Tom Power - February 01, 2010
Critically Appraising Large-Scale Wood-Fired Electric Genera Americans have not been very successful in stabilizing our forest products industry in terms of either available supply or reliable demand. For our first century as a nation, we focused on clearing forests so that we could plant our farms, even if that meant simply burning the trees and stumps out. Having cleared many of the forests in the original thirteen states, the timber industry then moved eagerly into the new Great Lake states were it proceeded to strip the land so bare of forests that the timber industry there collapsed and had to shift to a new area, namely the forests of the South. The initial harvests there reached a peak in the first part of the 20th century, leaving behind stripped mountains, erosion, and floods that took nearly a half-century to repair. That southern regional timber collapse fuel the move into the Pacific Northwest states, including Western Montana.
Despite a nominal commitment to, this time, operate on a sustainable basis, we, again, could not control either private or public harvests. We, again, overharvested, snatching the “gift of nature” but creating a “hole” in the timber supply, and, on less productive lands, finding that continued management of these lands for commercial timber was largely uneconomic. For the last two decades harvest from both private and public lands has declined to very low levels.
One forest scientist who lived through the boom and bust in our regional timber harvests blamed it on what he called “a conspiracy of optimism.” That sounds a lot like the “animal spirits” of speculators who have been blamed for the multiple bubble economies are nation has suffered through over the last two decades.
This “conspiracy of optimism” in regional timber management was the belief that we could have it all and did not have to make difficult choices or tradeoffs. Commercial timber harvest was seen as compatible with and supportive of almost all other forest uses. Timber harvests, we were assured, created wildlife habitat. It opened more land to recreation. It created greater snowpack and higher late summer steam flows, boosting fisheries and agriculture. It mimicked natural fires, creating a mosaic of openings. Commercial timber harvest made natural forests better while creating local jobs and income. As one critic put it, we discovered the high value of the “multiple-use clearcut.” And then it all went bust.
We now seem to be doing our best to drum up a new “enthusiasm” for harvesting trees that also threatens to be over taken by a new “conspiracy of optimism.” If we want to avoid a new destructive boom and bust cycle, we ought to take a few lessons from our unstable past history with timber harvests and be a bit more careful this time about ignoring important questions about the sustainability of what is being proposed.
The most recent enthusiasm for renewed timber harvest goes by the name “biomass” development which simply means harvesting trees as fuel for electric generation.

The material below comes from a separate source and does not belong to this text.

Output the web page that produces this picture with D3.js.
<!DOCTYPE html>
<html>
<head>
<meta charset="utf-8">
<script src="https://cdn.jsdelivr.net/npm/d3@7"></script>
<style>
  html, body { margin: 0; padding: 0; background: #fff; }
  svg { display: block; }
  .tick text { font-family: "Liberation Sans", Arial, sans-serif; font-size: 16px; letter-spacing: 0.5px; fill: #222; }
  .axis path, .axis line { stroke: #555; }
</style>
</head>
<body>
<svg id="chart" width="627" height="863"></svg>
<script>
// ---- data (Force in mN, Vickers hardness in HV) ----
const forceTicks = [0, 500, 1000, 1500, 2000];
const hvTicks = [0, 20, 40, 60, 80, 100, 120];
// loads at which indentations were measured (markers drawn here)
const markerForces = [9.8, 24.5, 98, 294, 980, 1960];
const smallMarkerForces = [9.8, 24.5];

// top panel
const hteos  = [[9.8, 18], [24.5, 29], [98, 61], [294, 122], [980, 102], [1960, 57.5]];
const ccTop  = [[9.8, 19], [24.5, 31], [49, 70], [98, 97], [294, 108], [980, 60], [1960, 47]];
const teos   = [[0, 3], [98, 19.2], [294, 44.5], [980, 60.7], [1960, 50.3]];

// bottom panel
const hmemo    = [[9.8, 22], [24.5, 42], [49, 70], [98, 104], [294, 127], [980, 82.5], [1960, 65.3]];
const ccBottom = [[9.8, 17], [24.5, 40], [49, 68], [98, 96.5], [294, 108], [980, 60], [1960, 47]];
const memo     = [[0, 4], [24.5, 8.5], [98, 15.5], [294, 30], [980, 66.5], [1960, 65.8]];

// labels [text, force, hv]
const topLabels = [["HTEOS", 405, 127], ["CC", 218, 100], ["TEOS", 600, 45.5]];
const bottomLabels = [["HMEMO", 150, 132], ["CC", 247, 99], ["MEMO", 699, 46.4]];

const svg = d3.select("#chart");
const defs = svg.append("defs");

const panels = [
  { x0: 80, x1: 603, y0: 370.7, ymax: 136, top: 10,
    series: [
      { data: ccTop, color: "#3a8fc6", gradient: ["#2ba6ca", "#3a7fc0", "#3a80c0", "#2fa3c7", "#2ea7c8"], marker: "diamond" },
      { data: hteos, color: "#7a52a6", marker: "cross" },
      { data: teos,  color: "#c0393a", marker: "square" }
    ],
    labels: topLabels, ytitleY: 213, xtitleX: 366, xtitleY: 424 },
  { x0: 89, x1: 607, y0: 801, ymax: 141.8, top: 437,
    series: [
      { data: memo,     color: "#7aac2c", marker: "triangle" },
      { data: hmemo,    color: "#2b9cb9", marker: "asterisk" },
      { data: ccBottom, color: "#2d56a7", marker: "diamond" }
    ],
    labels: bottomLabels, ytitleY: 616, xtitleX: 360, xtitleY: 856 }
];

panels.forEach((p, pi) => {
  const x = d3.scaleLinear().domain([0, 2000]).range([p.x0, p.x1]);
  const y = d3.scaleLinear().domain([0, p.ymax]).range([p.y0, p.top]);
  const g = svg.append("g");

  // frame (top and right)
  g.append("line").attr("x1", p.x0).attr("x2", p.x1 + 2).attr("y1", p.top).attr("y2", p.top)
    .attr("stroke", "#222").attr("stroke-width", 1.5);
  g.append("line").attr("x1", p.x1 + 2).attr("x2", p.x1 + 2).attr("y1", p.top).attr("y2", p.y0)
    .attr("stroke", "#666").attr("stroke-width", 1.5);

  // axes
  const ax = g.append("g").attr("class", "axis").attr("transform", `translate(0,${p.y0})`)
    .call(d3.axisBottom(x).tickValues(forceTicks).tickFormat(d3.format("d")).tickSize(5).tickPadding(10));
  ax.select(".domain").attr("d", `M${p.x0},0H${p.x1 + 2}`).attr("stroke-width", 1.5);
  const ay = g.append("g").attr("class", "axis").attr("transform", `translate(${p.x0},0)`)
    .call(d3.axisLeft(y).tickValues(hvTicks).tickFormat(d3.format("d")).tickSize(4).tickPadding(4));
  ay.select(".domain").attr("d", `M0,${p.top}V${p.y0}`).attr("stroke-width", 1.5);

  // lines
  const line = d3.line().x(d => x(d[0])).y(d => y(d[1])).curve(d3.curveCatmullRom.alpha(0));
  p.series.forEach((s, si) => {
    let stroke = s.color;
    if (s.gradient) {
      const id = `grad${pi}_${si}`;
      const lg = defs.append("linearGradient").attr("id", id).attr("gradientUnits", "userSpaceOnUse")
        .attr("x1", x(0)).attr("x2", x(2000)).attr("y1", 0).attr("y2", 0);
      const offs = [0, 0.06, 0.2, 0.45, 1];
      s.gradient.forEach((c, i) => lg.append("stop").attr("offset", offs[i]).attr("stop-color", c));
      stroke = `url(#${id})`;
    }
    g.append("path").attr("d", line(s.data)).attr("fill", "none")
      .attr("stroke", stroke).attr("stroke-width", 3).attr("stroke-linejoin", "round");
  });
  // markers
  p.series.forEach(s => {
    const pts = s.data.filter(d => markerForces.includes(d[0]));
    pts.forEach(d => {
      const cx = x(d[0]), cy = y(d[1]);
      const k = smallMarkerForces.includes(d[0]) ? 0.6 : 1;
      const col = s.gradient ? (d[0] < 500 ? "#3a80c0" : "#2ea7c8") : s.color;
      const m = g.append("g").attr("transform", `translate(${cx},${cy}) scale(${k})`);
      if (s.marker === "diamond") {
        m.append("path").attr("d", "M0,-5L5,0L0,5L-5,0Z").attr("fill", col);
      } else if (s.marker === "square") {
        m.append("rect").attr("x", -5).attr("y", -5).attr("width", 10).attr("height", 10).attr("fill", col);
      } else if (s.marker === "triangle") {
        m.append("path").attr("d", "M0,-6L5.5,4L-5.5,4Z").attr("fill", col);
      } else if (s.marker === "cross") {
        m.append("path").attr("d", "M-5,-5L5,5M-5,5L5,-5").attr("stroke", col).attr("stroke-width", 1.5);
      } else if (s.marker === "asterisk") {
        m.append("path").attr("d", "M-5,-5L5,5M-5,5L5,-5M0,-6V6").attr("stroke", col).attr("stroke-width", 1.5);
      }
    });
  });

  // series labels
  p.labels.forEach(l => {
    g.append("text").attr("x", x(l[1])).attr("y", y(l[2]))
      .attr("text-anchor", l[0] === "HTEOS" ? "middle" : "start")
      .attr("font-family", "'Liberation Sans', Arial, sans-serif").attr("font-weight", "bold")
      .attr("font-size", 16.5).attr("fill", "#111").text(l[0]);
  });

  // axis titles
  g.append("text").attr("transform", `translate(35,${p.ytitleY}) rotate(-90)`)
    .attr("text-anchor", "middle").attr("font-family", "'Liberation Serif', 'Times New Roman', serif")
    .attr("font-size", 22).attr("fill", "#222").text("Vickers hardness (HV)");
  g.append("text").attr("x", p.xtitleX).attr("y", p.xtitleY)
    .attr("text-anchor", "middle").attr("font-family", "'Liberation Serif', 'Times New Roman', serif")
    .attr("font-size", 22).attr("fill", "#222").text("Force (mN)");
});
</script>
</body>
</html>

This relatively new focus on our forests as a substitute for fossil fuels is seen as complementary with the other themes for reviving the forest products industry in the Pacific Northwest: Improving forest health, ecosystem management, and hazardous fuel reduction. Timber harvest, done correctly, is seen as contributing to all of these public interest objectives while also protecting forest and mill jobs. That certainly sounds eerily familiar.
So this time, before we charge forward with a new “conspiracy of optimism” that ends in a costly and damaging bust, why don’t we carefully and calmly explore the details of what is being proposed so that we can be confident that it is sustainable and relatively environmentally benign?

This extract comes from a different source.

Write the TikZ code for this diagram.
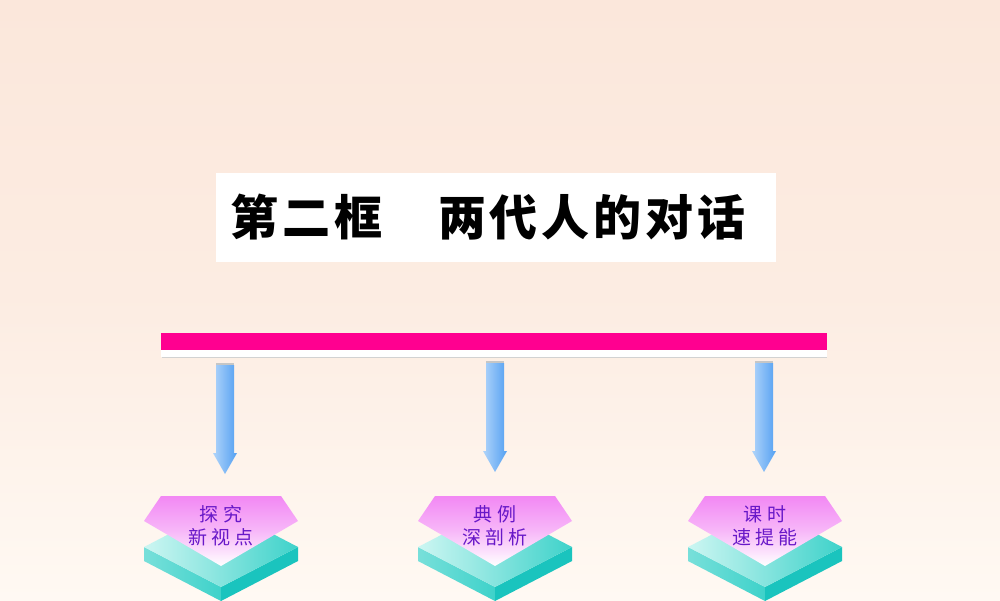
\documentclass[tikz,border=0pt]{standalone}
\usepackage{fontspec}
\newfontfamily\cjk{Noto Sans CJK SC}
\newfontfamily\cjktitle[LetterSpace=8]{Noto Sans CJK SC}
\usepackage{tikz}
\usetikzlibrary{positioning}
\usepackage{xcolor}

\definecolor{bgtop}{RGB}{251,231,219}
\definecolor{bgbot}{RGB}{255,249,243}
\definecolor{barpink}{RGB}{255,0,144}
\definecolor{arrowlight}{RGB}{176,212,250}
\definecolor{arrowdark}{RGB}{84,160,242}
\definecolor{padpink}{RGB}{242,136,244}
\definecolor{tealtop}{RGB}{205,246,242}
\definecolor{tealmid}{RGB}{62,210,202}
\definecolor{tealdark}{RGB}{26,196,190}
\definecolor{labelpurple}{RGB}{104,24,200}

\begin{document}
\begin{tikzpicture}[
    x=1pt, y=-1pt,
    titlebox/.style={fill=white, minimum width=560, minimum height=89, inner sep=0pt},
    titletext/.style={inner sep=0pt, font=\cjktitle\bfseries\fontsize{48}{52}\selectfont},
    bar/.style={fill=barpink, minimum width=666, minimum height=17, inner sep=0pt},
    padtext/.style={align=center, text=labelpurple, inner sep=0pt,
      font=\cjk\fontsize{19}{23}\selectfont}
  ]

  % Background
  \shade[top color=bgtop, bottom color=bgbot, middle color=bgtop!70!bgbot] (0,0) rectangle (1000,600);
  \useasboundingbox (0,0) rectangle (1000,600);

  % Title
  \node[titlebox] (title) at (496,217.5) {};
  \node[titletext, xshift=-8] (titlelabel) at (title.center) {第二框　两代人的对话};

  % Pink bar
  \fill[white] (161,333) rectangle (827,357);
  \draw[gray!35] (162,357) -- (827,357);
  \node[bar] (bar) at (494,341.5) {};

  % Down arrows
  \foreach \ax/\atop/\atip in {225/365/474, 495/363/472, 764/363/472}{
    \fill[gray!45] (\ax-9,\atop-2) rectangle (\ax+9,\atop+4);
    \shade[left color=arrowlight, right color=arrowdark]
      (\ax-9,\atop) -- (\ax+9,\atop) -- (\ax+9,\atip-21) -- (\ax+12,\atip-21)
      -- (\ax,\atip) -- (\ax-12,\atip-21) -- (\ax-9,\atip-21) -- cycle;
  }

  % Stacked pads
  \foreach \cx/\la/\lb/\nm in {221/探 究/新 视 点/pad1, 495/典 例/深 剖 析/pad2, 765/课 时/速 提 能/pad3}{
    \begin{scope}[shift={(\cx,0)}]
      \shade[left color=tealmid!70!white, right color=tealmid] (-77,547) -- (0,587) -- (0,601) -- (-77,561) -- cycle;
      \fill[tealdark] (0,587) -- (77,547) -- (77,561) -- (0,601) -- cycle;
      \shade[left color=tealtop, right color=tealmid] (-77,547) -- (0,507) -- (77,547) -- (0,587) -- cycle;
      \shade[top color=padpink, bottom color=white, middle color=padpink!60!white]
        (-60,496) -- (60,496) -- (77,521) -- (0,566) -- (-77,521) -- cycle;
      \node[padtext] (\nm) at (0,526) {\la\\\lb};
    \end{scope}
  }

\end{tikzpicture}
\end{document}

For wood-fired electric generation, aka biomass conversion, the questions are clear:
First, given the large size of some of the electric generators that have been talked about and the multiple units being proposed, let’s map out exactly where the timber harvest to fuel them will come from over the 20 to 30 year life of the facilities. See how far we have to go, how deep into the forest we will have to cut, what sort of new road systems into wildlands will be necessary, and what the transportation costs ultimately will be?
Second, let’s not engage in wishful thinking about the air emissions associated with large wood-burning facilities in inversion-plagued mountain valleys. We have had recent bad experiences with the Thompson River co-gen facility as well as waste incineration in the Three Forks area. Large boilers are not automatically built clean, as many communities around the nation have discovered. We have to make them clean.
Third, exactly how does the harvest of trees to be burned to generate electricity affect carbon emissions? Is it carbon neutral as so often claimed? Does it reduce carbon emission from forest fires? Recent scientific analysis raises serious questions about many of these claims that wood-fired generation is an environmental boon.
Asking such questions does not indicate opposition to the use of wood as a fuel. Rather, it indicates a desire to try to get our next use of our spectacular forested mountains and valleys right and break the cycle of repeated destructive booms and busts based on enthusiasm and optimism fueled largely by incomplete information and wishful thinking.